Stated problem »
Find how many lines of the listing include the string "this", and report only that figure.

— Start Supplied material —

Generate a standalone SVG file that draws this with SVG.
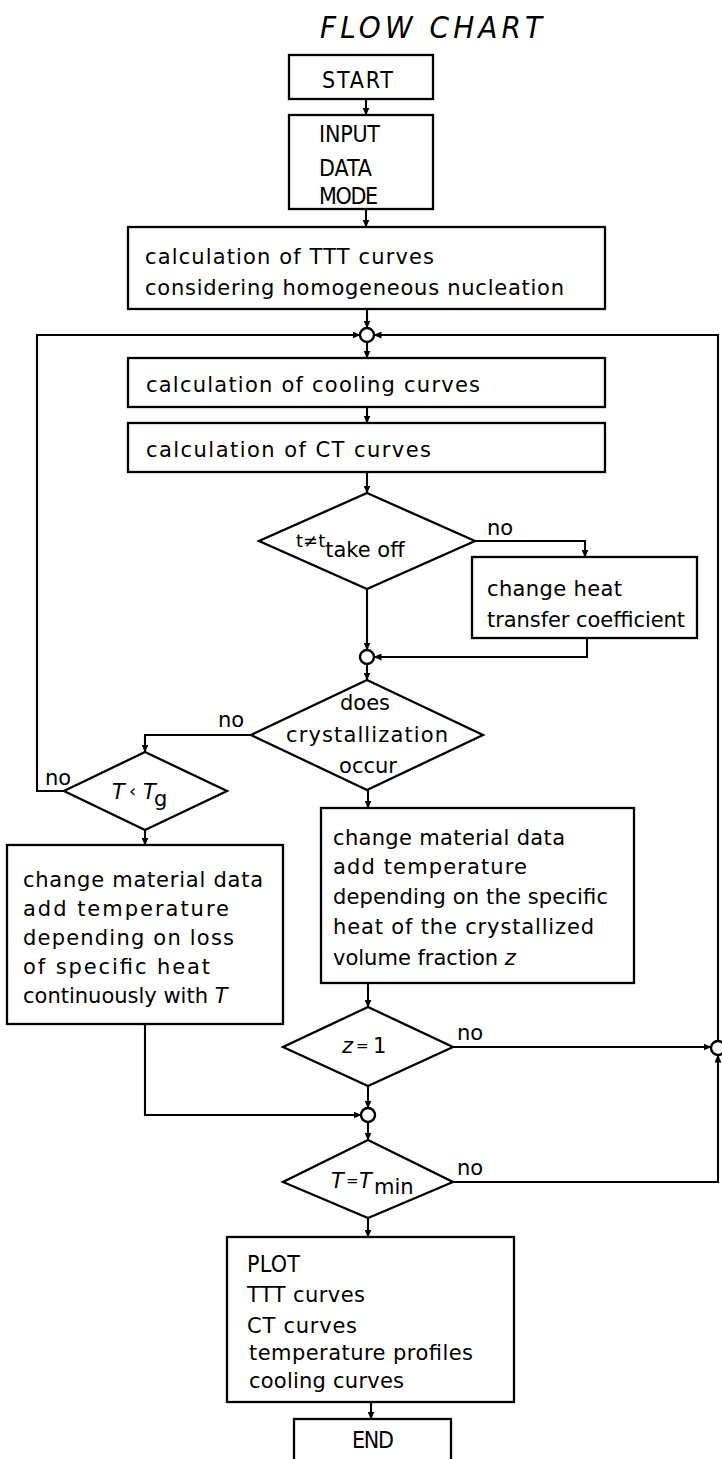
<svg xmlns="http://www.w3.org/2000/svg" width="722" height="1459" viewBox="0 0 722 1459">
  <style>
    .box { fill: #fff; stroke: #000; stroke-width: 2.3; }
    .jn { fill: #fff; stroke: #000; stroke-width: 2.4; }
    .arr { fill: none; stroke: #000; stroke-width: 2.1; marker-end: url(#ah); }
    text { font-family: "DejaVu Sans", "Liberation Sans", sans-serif; font-size: 21px; fill: #000; }
    .cap { font-family: "DejaVu Sans Condensed", "DejaVu Sans", sans-serif; font-size: 23px; }
    .it { font-style: italic; }
    .title { font-family: "DejaVu Sans Condensed", "DejaVu Sans", sans-serif; font-size: 31px; font-style: italic; }
    .sm { font-size: 18px; }
    .op { font-size: 15px; }
  </style>
  <defs>
    <marker id="ah" markerWidth="8" markerHeight="7" refX="7.5" refY="3.5" orient="auto" markerUnits="userSpaceOnUse">
      <path d="M0,0 L8,3.5 L0,7 z" fill="#000"/>
    </marker>
  </defs>
  <rect width="722" height="1459" fill="#fff"/>

  <text class="title" x="320" y="38" textLength="222">FLOW  CHART</text>

  <!-- connectors -->
  <g id="connectors">
    <path class="arr" d="M366,99 V115"/>
    <path class="arr" d="M366,209 V227"/>
    <path class="arr" d="M367,309 V328"/>
    <path class="arr" d="M367,342 V358"/>
    <path class="arr" d="M367,407 V423"/>
    <path class="arr" d="M367,472 V493"/>
    <path class="arr" d="M475,541 H585 V557"/>
    <path class="arr" d="M367,589 V650"/>
    <path class="arr" d="M587,638 V657 H374"/>
    <path class="arr" d="M367,664 V680"/>
    <path class="arr" d="M251,735 H145 V752"/>
    <path class="arr" d="M64,791 H37 V335 H360"/>
    <path class="arr" d="M368,790 V808"/>
    <path class="arr" d="M145,830 V845"/>
    <path class="arr" d="M368,983 V1007"/>
    <path class="arr" d="M453,1047 H711"/>
    <path class="arr" d="M145,1024 V1115 H361"/>
    <path class="arr" d="M368,1086 V1108"/>
    <path class="arr" d="M368,1122 V1140"/>
    <path class="arr" d="M453,1182 H718 V1055"/>
    <path class="arr" d="M718,1041 V335 H374"/>
    <path class="arr" d="M368,1218 V1237"/>
    <path class="arr" d="M371,1402 V1419"/>
  </g>

  <!-- junction points -->
  <g id="junction1"><circle class="jn" cx="367" cy="335" r="7"/></g>
  <g id="junction2"><circle class="jn" cx="367" cy="657" r="7"/></g>
  <g id="junction3"><circle class="jn" cx="718" cy="1048" r="7"/></g>
  <g id="junction4"><circle class="jn" cx="368" cy="1115" r="7"/></g>

  <g id="start">
    <rect class="box" x="289" y="55" width="144" height="44"/>
    <text class="cap" x="322" y="88" textLength="71">START</text>
  </g>

  <g id="input">
    <rect class="box" x="289" y="115" width="144" height="94"/>
    <text class="cap" x="319" y="142" textLength="61">INPUT</text>
    <text class="cap" x="319" y="176" textLength="53">DATA</text>
    <text class="cap" x="319" y="204" textLength="59">MODE</text>
  </g>

  <g id="ttt">
    <rect class="box" x="128" y="227" width="477" height="82"/>
    <text x="145" y="264" textLength="289">calculation of TTT curves</text>
    <text x="145" y="295" textLength="419">considering homogeneous nucleation</text>
  </g>

  <g id="cooling">
    <rect class="box" x="128" y="358" width="477" height="49"/>
    <text x="146" y="392" textLength="334">calculation of cooling curves</text>
  </g>

  <g id="ct">
    <rect class="box" x="128" y="423" width="477" height="49"/>
    <text x="146" y="457" textLength="285">calculation of CT curves</text>
  </g>

  <g id="takeoff">
    <polygon class="box" points="367,493 475,541 367,589 259,541"/>
    <text x="296" y="547"><tspan class="sm">t≠t</tspan><tspan y="557">take off</tspan></text>
    <text x="487" y="535">no</text>
  </g>

  <g id="heat-transfer">
    <rect class="box" x="472" y="557" width="225" height="81"/>
    <text x="487" y="596" textLength="135">change heat</text>
    <text x="487" y="627" textLength="198">transfer coefficient</text>
  </g>

  <g id="crystallization">
    <polygon class="box" points="367,680 483,735 367,790 251,735"/>
    <text x="365" y="710" text-anchor="middle">does</text>
    <text x="367" y="742" text-anchor="middle" textLength="162">crystallization</text>
    <text x="368" y="773" text-anchor="middle">occur</text>
    <text x="218" y="727">no</text>
  </g>

  <g id="glass">
    <polygon class="box" points="145,752 227,791 145,830 64,791"/>
    <text x="112" y="799"><tspan class="it">T</tspan><tspan class="sm" x="129" y="797">‹</tspan><tspan class="it" x="143" y="799">T</tspan><tspan x="154" y="806">g</tspan></text>
    <text x="45" y="785">no</text>
  </g>

  <g id="glass-update">
    <rect class="box" x="7" y="845" width="276" height="179"/>
    <text x="23" y="887" textLength="240">change material data</text>
    <text x="23" y="916" textLength="206">add temperature</text>
    <text x="23" y="945" textLength="211">depending on loss</text>
    <text x="23" y="974" textLength="187">of specific heat</text>
    <text x="23" y="1003">continuously with <tspan class="it">T</tspan></text>
  </g>

  <g id="crystal-update">
    <rect class="box" x="321" y="808" width="313" height="175"/>
    <text x="333" y="845" textLength="232">change material data</text>
    <text x="333" y="874" textLength="194">add temperature</text>
    <text x="333" y="904" textLength="275">depending on the specific</text>
    <text x="333" y="934" textLength="261">heat of the crystallized</text>
    <text x="333" y="965">volume fraction <tspan class="it">z</tspan></text>
  </g>

  <g id="complete">
    <polygon class="box" points="368,1007 453,1047 368,1086 283,1047"/>
    <text x="342" y="1053"><tspan class="it">z</tspan><tspan class="op" x="356" y="1051">=</tspan><tspan x="373" y="1053">1</tspan></text>
    <text x="457" y="1040">no</text>
  </g>

  <g id="tmin">
    <polygon class="box" points="368,1140 453,1182 368,1218 283,1182"/>
    <text x="331" y="1188"><tspan class="it">T</tspan><tspan class="op" x="346" y="1186">=</tspan><tspan class="it" x="359" y="1188">T</tspan><tspan x="374" y="1194">min</tspan></text>
    <text x="457" y="1175">no</text>
  </g>

  <g id="plot">
    <rect class="box" x="227" y="1237" width="287" height="165"/>
    <text class="cap" x="247" y="1272" textLength="53">PLOT</text>
    <text x="247" y="1302" textLength="118">TTT curves</text>
    <text x="247" y="1333" textLength="110">CT curves</text>
    <text x="249" y="1360" textLength="224">temperature profiles</text>
    <text x="249" y="1388" textLength="155">cooling curves</text>
  </g>

  <g id="end">
    <rect class="box" x="294" y="1419" width="157" height="50"/>
    <text class="cap" x="352" y="1448" textLength="42">END</text>
  </g>
</svg>
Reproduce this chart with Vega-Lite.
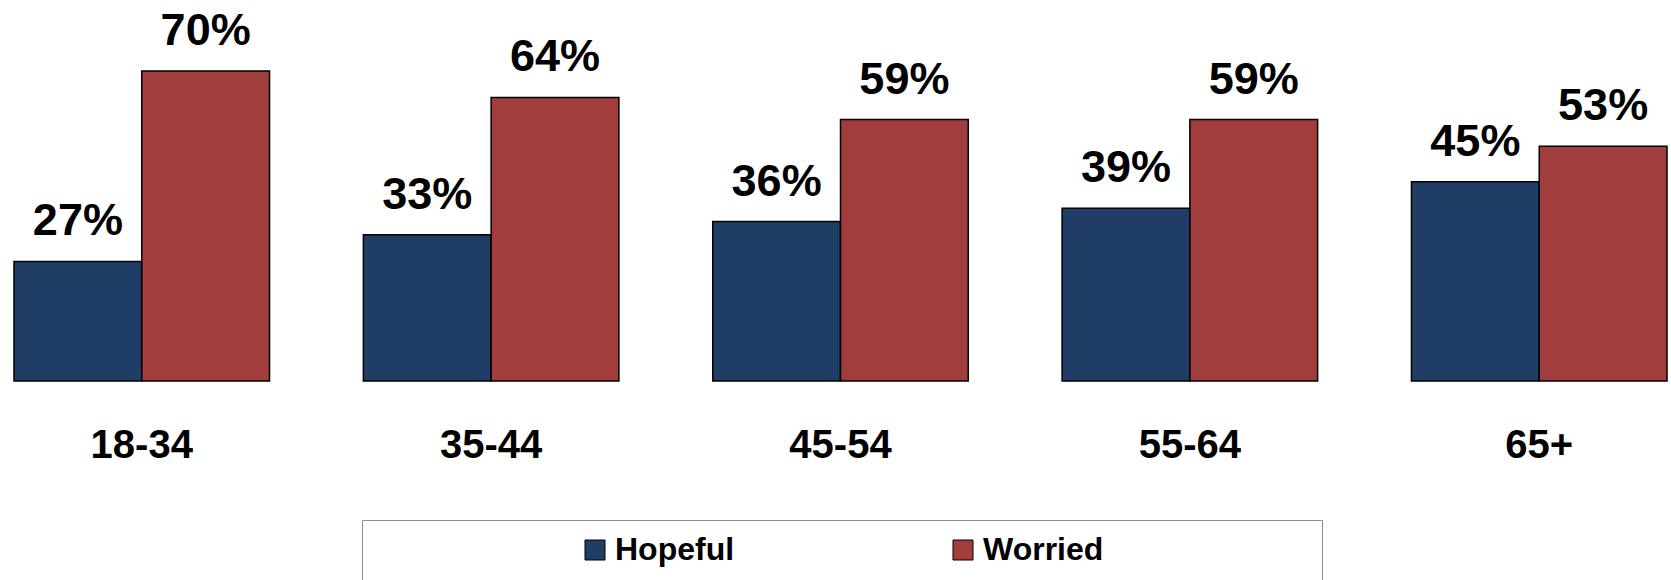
{
  "$schema": "https://vega.github.io/schema/vega-lite/v6.json",
  "width": 1653,
  "height": 381,
  "autosize": {"type": "none"},
  "padding": {"left": 14, "top": 0, "right": 4, "bottom": 199},
  "background": "#ffffff",
  "data": {
    "values": [
      {"age": "18-34", "series": "Hopeful", "value": 0.27},
      {"age": "18-34", "series": "Worried", "value": 0.70},
      {"age": "35-44", "series": "Hopeful", "value": 0.33},
      {"age": "35-44", "series": "Worried", "value": 0.64},
      {"age": "45-54", "series": "Hopeful", "value": 0.36},
      {"age": "45-54", "series": "Worried", "value": 0.59},
      {"age": "55-64", "series": "Hopeful", "value": 0.39},
      {"age": "55-64", "series": "Worried", "value": 0.59},
      {"age": "65+", "series": "Hopeful", "value": 0.45},
      {"age": "65+", "series": "Worried", "value": 0.53}
    ]
  },
  "encoding": {
    "x": {
      "field": "age",
      "type": "nominal",
      "sort": ["18-34", "35-44", "45-54", "55-64", "65+"],
      "scale": {"paddingInner": 0.2686, "paddingOuter": 0},
      "axis": {
        "title": null,
        "labelAngle": 0,
        "domain": false,
        "ticks": false,
        "labelFont": "Liberation Sans",
        "labelFontSize": 40,
        "labelFontWeight": "bold",
        "labelColor": "#000000",
        "labelPadding": 44,
        "labelBaseline": "top"
      }
    },
    "xOffset": {
      "field": "series",
      "sort": ["Hopeful", "Worried"],
      "scale": {"paddingInner": 0, "paddingOuter": 0}
    },
    "y": {
      "field": "value",
      "type": "quantitative",
      "scale": {"domain": [0, 0.86]},
      "axis": null
    }
  },
  "layer": [
    {
      "mark": {"type": "bar", "stroke": "#000000", "strokeWidth": 1.5},
      "encoding": {
        "color": {
          "field": "series",
          "type": "nominal",
          "scale": {"domain": ["Hopeful", "Worried"], "range": ["#1f3d65", "#a13d3d"]},
          "legend": {
            "orient": "none",
            "legendX": 348,
            "legendY": 520,
            "direction": "horizontal",
            "columns": 2,
            "title": null,
            "padding": 14,
            "strokeColor": "#8c8c8c",
            "symbolType": "square",
            "symbolSize": 400,
            "symbolStrokeColor": "#000000",
            "symbolStrokeWidth": 1,
            "symbolOffset": 203,
            "labelOffset": 4,
            "columnPadding": 9,
            "labelFont": "Liberation Sans",
            "labelFontSize": 32,
            "labelFontWeight": "bold",
            "labelColor": "#000000",
            "labelLimit": 400,
            "labelExpr": "datum.label == 'Worried' ? 'Worried\u00a0\u00a0\u00a0\u00a0\u00a0\u00a0\u00a0\u00a0\u00a0\u00a0\u00a0\u00a0\u00a0\u00a0\u00a0\u00a0\u00a0\u00a0\u00a0\u00a0\u00a0\u00a0\u00a0\u200b' : datum.label"
          }
        }
      }
    },
    {
      "mark": {
        "type": "text",
        "dy": -26,
        "baseline": "alphabetic",
        "font": "Liberation Sans",
        "fontSize": 45,
        "fontWeight": "bold",
        "color": "#000000"
      },
      "encoding": {
        "text": {"field": "value", "type": "quantitative", "format": ".0%"}
      }
    }
  ],
  "config": {"view": {"stroke": null}}
}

— End Supplied material —

Answer in full »
2